I am also facing exact problem with Sony DVD player, i.e. audio is 1 sec out of sync. It looks it is the problem with DVD player because same VCD plays perfect on PC.

-- Neeraj (neeraj_s@hotmail.com), April 05, 2003.

The same result with Toshiba DVD player. Nero is the problem.

-- Stanislav (ilover1@hotmail.com), June 27, 2003.

I have an Aspire DVD player, DV recorder. Recording a tv show on to vcd, playback is out of sync. I'm contacting the company and hope something good comes of it.

-- Mike (mikews57@msn.com), July 03, 2003.

i had the same problem with nero ....the answer is to set your recorder to its lowest burn speed as nero cannot keep up with the drive as it is converting as well...but tmpgenc is the quickest and more reliable i have a template that enables u to fit a 120 minute film onto a 80 min cdr contact my email and i will send u a copy....

-- Randy Green (orlandowater@yahoo.co.uk), August 16, 2003.

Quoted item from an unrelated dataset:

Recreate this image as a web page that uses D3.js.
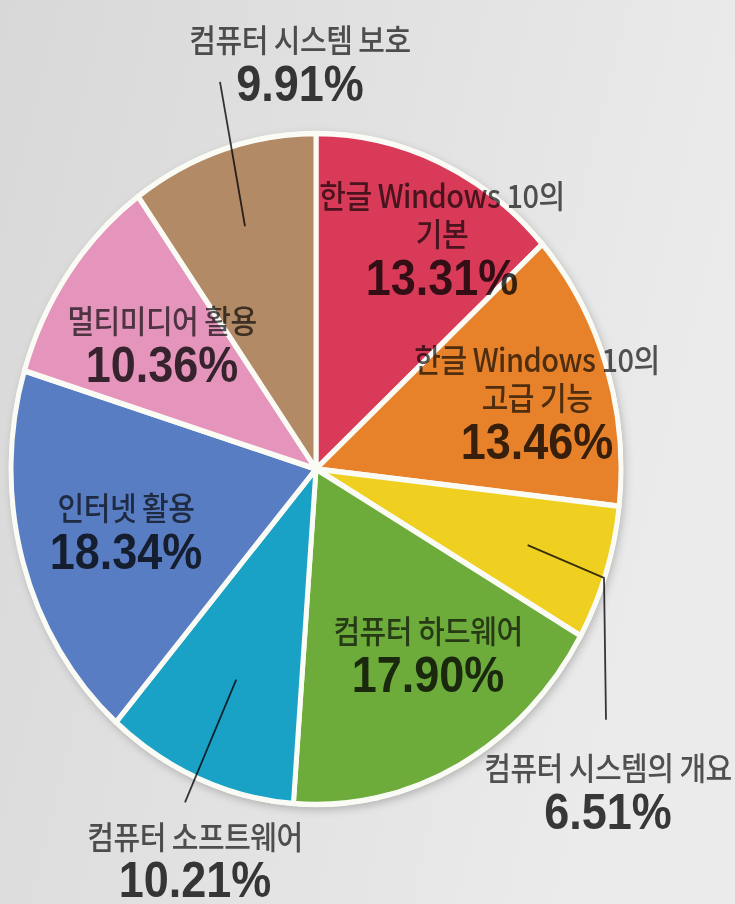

Use Virtual Dub software facility to create a WAV file: 1. Load up film- you may get 'VBR' warning- ignore 2. Click on 'Video, click 'Direct Stream Copy' 3. Click 'Audio, click 'Full Processing Mode' 4. Click 'Audio' again and click on 'Conversion' 5. Click on 44100hz, high quality, 16bit and stereo, click 'OK' 6. Click on 'Save Wav' on main menu, name file and save. When WAV file is created (usually takes up to 5 mins), open TMPGE (Tsunami encoder) 1. Select VCD Pal on first screen, click 'Next' 2. Load AVI/MPG file into first box 3. Load WAV file you created into second box, click 'Next' 4. If you want to 'split' the film select first part of film using 'Source Range'. You can also make sound earlier/later. 5. Once you have some suitable footage encoded (lip-sync etc.), you can click 'abort', check result and if necessary (it isn't usually)go back to TMPGE 'Source Range' screen, alter sound syncing (a little goes a long way- try 20ms for a starter). If your clever enough you can play film in this screen and watch graphic audio display to get sync right. This sounds complicated, but I'm pretty dumb, so if I can do it, you can too! And it works!